I’ve lived in each of the string of Virginia counties connecting Washington, D.C., to Winchester, Virginia: Arlington, Fairfax, Loudoun, and Clarke counties. I grew up in what might be called the “Dulles or Reagan?” northern Virginia corridor — please, God, not BWI — a locale emblematic of the American dream, replete with opportunities for people of diverse socioeconomic backgrounds to raise families in safety and stability. The gem of northern Virginia is idyllic western Loudoun County, where farmland abounds, the Blue Ridge Mountains beckon, and light pollution is held at bay only an hour outside the nation’s capital.
To mention only the suburbs surrounding Washington, D.C., is to overlook the riches of Richmond, Roanoke, Charlottesville, Shenandoah, and Williamsburg. Virginia is the state of statesmen, home of Mount Vernon, Montpelier, and Monticello. You can’t walk through a field without passing a placard about a Civil War battle fought there.

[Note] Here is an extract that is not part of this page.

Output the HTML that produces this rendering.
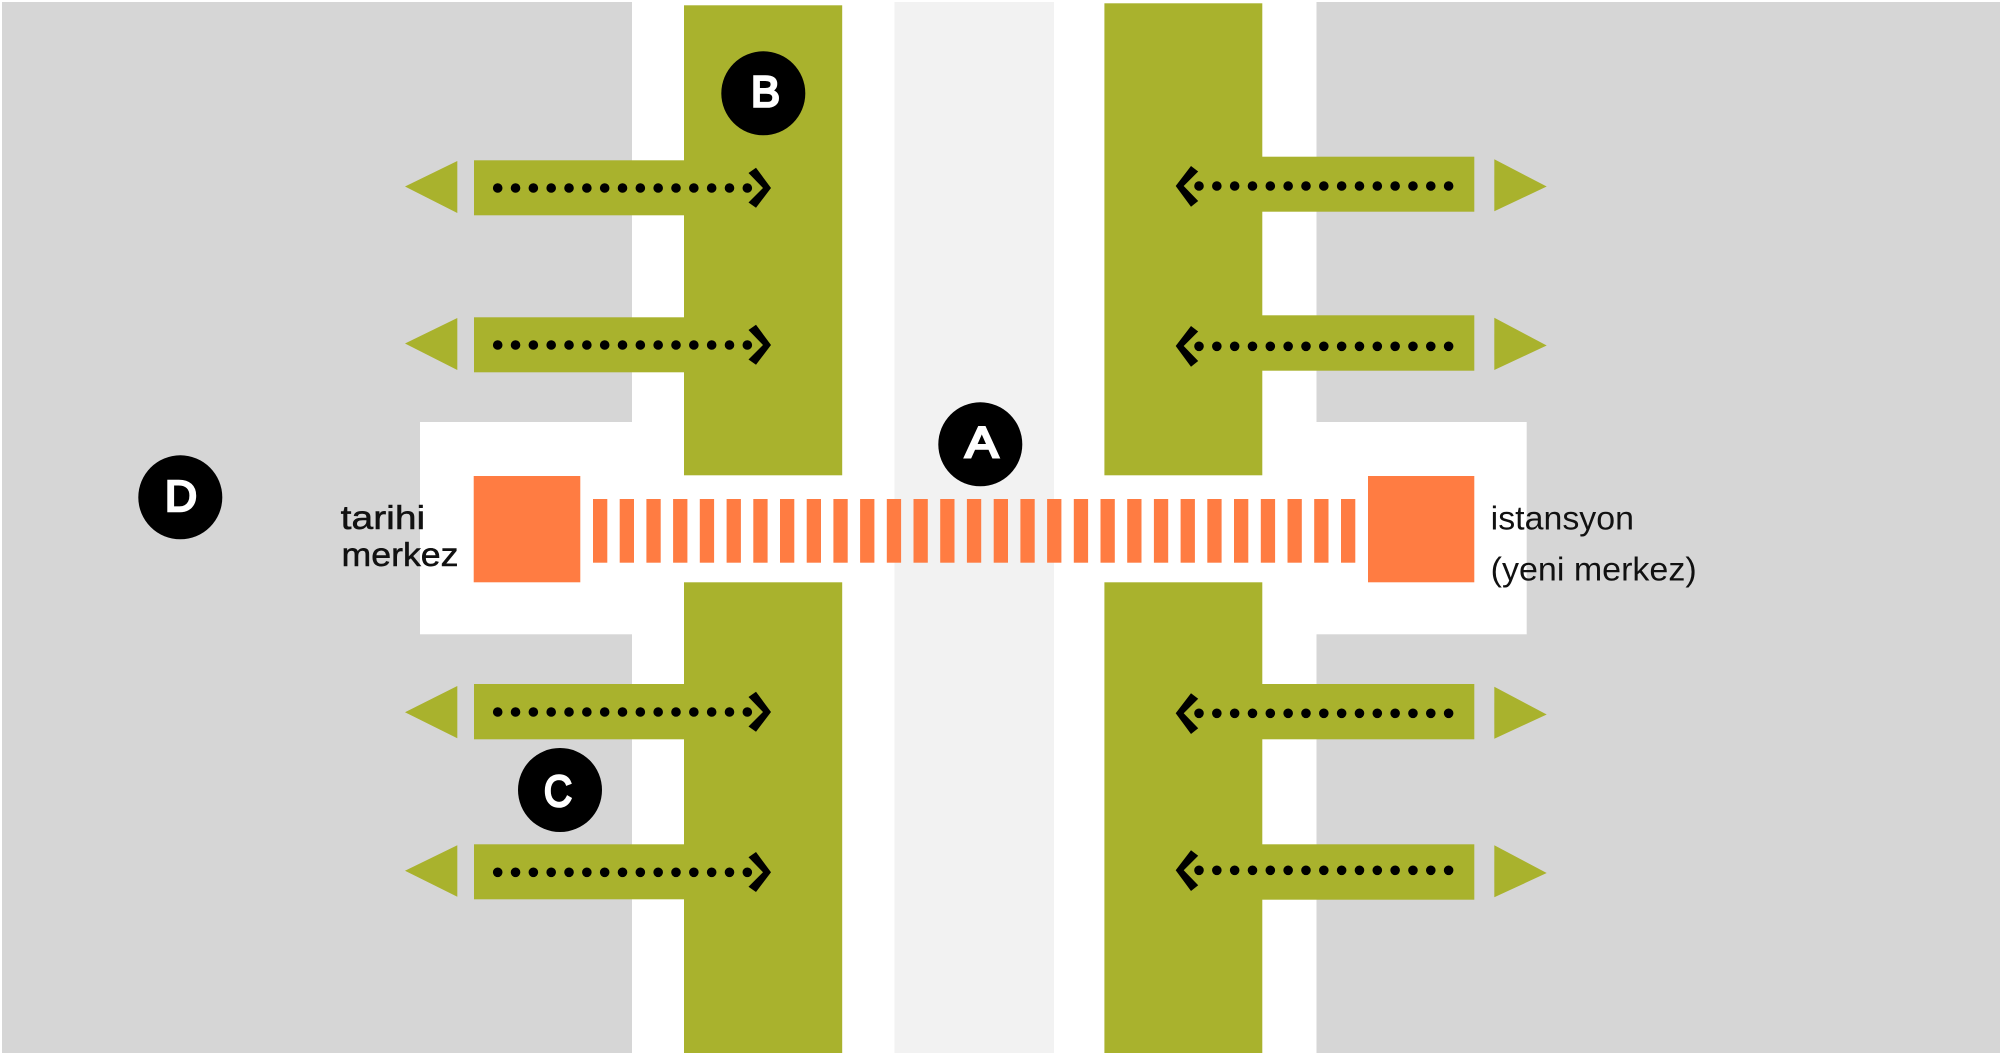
<!DOCTYPE html>
<html lang="tr">
<head>
<meta charset="utf-8">
<title>Diagram</title>
<style>
html,body{margin:0;padding:0;background:#fff;width:2000px;height:1053px;overflow:hidden}
svg{display:block}
text{font-family:"Liberation Sans",sans-serif}
.lbl{font-size:44px;font-weight:400;fill:#fff;stroke:#fff;stroke-width:2.6}
.t{font-size:33px;fill:#111}
.dots{stroke:#000;stroke-width:9.6;stroke-linecap:round;stroke-dasharray:0 17.83;fill:none}
</style>
</head>
<body>
<svg xmlns="http://www.w3.org/2000/svg" width="2000" height="1053" viewBox="0 0 2000 1053">
<rect width="2000" height="1053" fill="#fff"/>
<!-- gray blocks -->
<rect x="2" y="2" width="630" height="1051" fill="#d6d6d6"/>
<rect x="1316.5" y="2" width="683.5" height="1051" fill="#d6d6d6"/>
<!-- central strip -->
<rect x="894.5" y="2" width="159.5" height="1051" fill="#f2f2f2"/>
<!-- white cutouts -->
<rect x="420" y="422" width="212" height="212.3" fill="#fff"/>
<rect x="1316.5" y="422" width="210.2" height="212.3" fill="#fff"/>
<!-- green columns -->
<g fill="#a9b22d">
<rect x="684" y="5.3" width="158.2" height="470"/>
<rect x="684" y="582.3" width="158.2" height="470.7"/>
<rect x="1104.4" y="3.3" width="157.9" height="472"/>
<rect x="1104.4" y="582.3" width="157.9" height="470.7"/>
<!-- left arms -->
<rect x="474" y="160.3" width="210" height="55"/>
<rect x="474" y="317.3" width="210" height="55"/>
<rect x="474" y="684" width="210" height="55.3"/>
<rect x="474" y="844.3" width="210" height="55"/>
<!-- right arms -->
<rect x="1262" y="156.7" width="212.3" height="55"/>
<rect x="1262" y="315.3" width="212.3" height="55.4"/>
<rect x="1262" y="684" width="212.3" height="55.3"/>
<rect x="1262" y="844.3" width="212.3" height="55.4"/>
<!-- left triangles -->
<polygon points="457.3,161 405,186.5 457.3,213"/>
<polygon points="457.3,318 405,343.5 457.3,370"/>
<polygon points="457.3,686 405,712.3 457.3,738.3"/>
<polygon points="457.3,845.3 405,870.8 457.3,896.7"/>
<!-- right triangles -->
<polygon points="1494.3,159.3 1546.7,186.5 1494.3,211.3"/>
<polygon points="1494.3,317.7 1546.7,345.5 1494.3,370"/>
<polygon points="1494.3,686.7 1546.7,714.5 1494.3,738.7"/>
<polygon points="1494.3,845.3 1546.7,873 1494.3,897.3"/>
</g>
<!-- orange squares -->
<g fill="#ff7c42">
<rect x="473.7" y="476" width="106.6" height="106.3"/>
<rect x="1368" y="476" width="106.3" height="106.3"/>
</g>
<!-- crossing bars -->
<g fill="#ff7c42">
<rect x="593" y="499" width="14.3" height="63.7"/>
<rect x="619.7" y="499" width="14.3" height="63.7"/>
<rect x="646.4" y="499" width="14.3" height="63.7"/>
<rect x="673.1" y="499" width="14.3" height="63.7"/>
<rect x="699.8" y="499" width="14.3" height="63.7"/>
<rect x="726.6" y="499" width="14.3" height="63.7"/>
<rect x="753.3" y="499" width="14.3" height="63.7"/>
<rect x="780" y="499" width="14.3" height="63.7"/>
<rect x="806.7" y="499" width="14.3" height="63.7"/>
<rect x="833.4" y="499" width="14.3" height="63.7"/>
<rect x="860.1" y="499" width="14.3" height="63.7"/>
<rect x="886.8" y="499" width="14.3" height="63.7"/>
<rect x="913.5" y="499" width="14.3" height="63.7"/>
<rect x="940.2" y="499" width="14.3" height="63.7"/>
<rect x="966.9" y="499" width="14.3" height="63.7"/>
<rect x="993.7" y="499" width="14.3" height="63.7"/>
<rect x="1020.4" y="499" width="14.3" height="63.7"/>
<rect x="1047.1" y="499" width="14.3" height="63.7"/>
<rect x="1073.8" y="499" width="14.3" height="63.7"/>
<rect x="1100.5" y="499" width="14.3" height="63.7"/>
<rect x="1127.2" y="499" width="14.3" height="63.7"/>
<rect x="1153.9" y="499" width="14.3" height="63.7"/>
<rect x="1180.6" y="499" width="14.3" height="63.7"/>
<rect x="1207.3" y="499" width="14.3" height="63.7"/>
<rect x="1234" y="499" width="14.3" height="63.7"/>
<rect x="1260.8" y="499" width="14.3" height="63.7"/>
<rect x="1287.5" y="499" width="14.3" height="63.7"/>
<rect x="1314.2" y="499" width="14.3" height="63.7"/>
<rect x="1341" y="499" width="14.3" height="63.7"/>
</g>
<!-- dotted connectors -->
<path class="dots" d="M497.7 188H748"/>
<path class="dots" d="M497.7 345H748"/>
<path class="dots" d="M497.7 712H748"/>
<path class="dots" d="M497.7 872.3H748"/>
<path class="dots" d="M1199 186H1449"/>
<path class="dots" d="M1199 346.3H1449"/>
<path class="dots" d="M1199 713.3H1449"/>
<path class="dots" d="M1199 870.3H1449"/>
<!-- chevrons, right-pointing -->
<g fill="#000">
<polygon transform="translate(771,188)" points="-15,-20.3 0,0 -15,19.7 -22.5,14.5 -8,0 -22.5,-15"/>
<polygon transform="translate(771,345)" points="-15,-20.3 0,0 -15,19.7 -22.5,14.5 -8,0 -22.5,-15"/>
<polygon transform="translate(771,712)" points="-15,-20.3 0,0 -15,19.7 -22.5,14.5 -8,0 -22.5,-15"/>
<polygon transform="translate(771,872.3)" points="-15,-20.3 0,0 -15,19.7 -22.5,14.5 -8,0 -22.5,-15"/>
<!-- chevrons, left-pointing -->
<polygon transform="translate(1175.7,186)" points="15.3,-20 22.5,-14.5 8,0 22.5,15 15.3,20.7 0,0"/>
<polygon transform="translate(1175.7,346)" points="15.3,-20 22.5,-14.5 8,0 22.5,15 15.3,20.7 0,0"/>
<polygon transform="translate(1175.7,713.3)" points="15.3,-20 22.5,-14.5 8,0 22.5,15 15.3,20.7 0,0"/>
<polygon transform="translate(1175.7,870.3)" points="15.3,-20 22.5,-14.5 8,0 22.5,15 15.3,20.7 0,0"/>
<!-- badges -->
<circle cx="980.3" cy="444.3" r="42"/>
<circle cx="763.3" cy="93.3" r="42"/>
<circle cx="560" cy="790" r="42"/>
<circle cx="180.3" cy="497.3" r="42"/>
</g>
<text class="lbl" x="965.3" y="457.7" textLength="33" lengthAdjust="spacingAndGlyphs">A</text>
<text class="lbl" x="751" y="106.7" textLength="29" lengthAdjust="spacingAndGlyphs">B</text>
<text class="lbl" x="544" y="806" textLength="28" lengthAdjust="spacingAndGlyphs">C</text>
<text class="lbl" x="165" y="511" textLength="32" lengthAdjust="spacingAndGlyphs">D</text>
<!-- labels -->
<text class="t" x="340.7" y="529" textLength="84.5" lengthAdjust="spacingAndGlyphs" stroke="#111" stroke-width=".5">tarihi</text>
<text class="t" x="341.5" y="566" textLength="117" lengthAdjust="spacingAndGlyphs" stroke="#111" stroke-width=".5">merkez</text>
<text class="t" x="1490.7" y="529.3" textLength="143.3" lengthAdjust="spacingAndGlyphs">istansyon</text>
<text class="t" x="1490.7" y="580.7" textLength="206" lengthAdjust="spacingAndGlyphs">(yeni merkez)</text>
</svg>
</body>
</html>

Residents of 20 years or more will recall at least two collective agonies. Virginia was both an origin and a destination on Sept. 11, 2001, when American Airlines Flight 77 took off from Dulles International Airport and crashed into the Pentagon. In October 2002, terror swept over the routine chore of filling the car with gas as the D.C. sniper attacks claimed lives along Interstate 95. These events challenged the spirit and strength of the commonwealth two decades ago.
Today, there’s a different kind of battle for the soul of Virginia playing out in the schools, in the statehouse, and at the ballot box. Many Virginians won’t cast a vote in a critical gubernatorial election, believing that the game is already rigged against them. They have every reason to think so. The gaslighting of Virginians knows no limits.
Virginia elections are flooded by cash infusions from organizations backed by billionaire financiers including George Soros and Michael Bloomberg. Bloomberg’s Everytown for Gun Safety nonprofit organization poured $2.5 million into successfully flipping Virginia’s General Assembly from Republican to Democratic control in 2019. Inexperienced prosecutors floated to electoral victory on coffers of Soros cash surpassing what their incumbent opponents raised in total.
The Washington Free Beacon reported in 2019 that the Soros-backed Justice and Public Safety PAC had been the largest donor to winning liberal candidates Buta Biberaj and Steve Descano, while Fox News reported : “Campaign finance reports show [Parisa] Dehghani-Tafti received $583,000 and Descano received $392,000 just from that PAC. Meanwhile, [opponents Theo] Stamos and [Ray] Morrogh raised $162,000 and $242,000, respectively, for their entire campaigns.” Fox also noted, “While [Deghhani-Tafti and Descano] have never prosecuted a case in a state court, they beat candidates with more than 60 years of experience between them.”
If you want to see what kind of public service these Soros “appointees” are doing, look no further than Biberaj, Loudoun County’s commonwealth’s attorney. In spite of historically railing against over-incarceration — it’s too expensive, Biberaj told Mother Jones in 2020 — Biberaj sought to put Scott Smith, father of the girl raped at a Loudoun County school, in jail for being disorderly at a June school board forum. You know what’s disorderly? A teenage girl being anally raped in the women’s bathroom by a boy in a skirt. It’s a lot for a father to contemplate as he goes to his plumbing job every day.